- Founded:: 1980
- County:: Donegal
- Colours:: Green and White
- Grounds:: The Banks (Na Méilte)
- Coordinates:: 55°01′50″N 8°22′17″W﻿ / ﻿55.03056°N 8.37139°W

Playing kits
| Standard colours |

= CLG Naomh Muire =

Donegal-based Gaelic games club

CLG Naomh Muire is a Gaelic football only GAA club based in Mullaghderg, County Donegal, Ireland, and serves the lower Rosses area. The club fields both men's and ladies' teams at underage to senior level.

As of 2022, the club competes in the Donegal Intermediate Championship.

==History==
The club was formed in 1980.

Tony Doherty (Antóin Ó Dochartaigh) of Rann na Feirste was a co-founder. Ó Dochartaigh also acted as field liner, kit man, referee, linesman and trainer at various stages and also served as secretary and treasurer of the club.

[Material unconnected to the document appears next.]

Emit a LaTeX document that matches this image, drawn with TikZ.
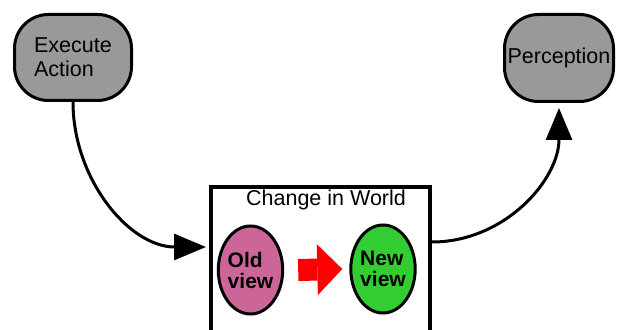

He led the vote to acquire floodlights for the club's facilities.

The club have won the All-Ireland Comórtas Peile na Gaeltachta three times, in 2007, 2011 and 2024.

The club won the 2013 Donegal Intermediate Football Championship, defeating St Naul's in the final.

Jack O'Brien played for Donegal in the 2016 National Football League semi-final against Dublin at Croke Park.

Former Donegal selector Gary Boyle is from the club.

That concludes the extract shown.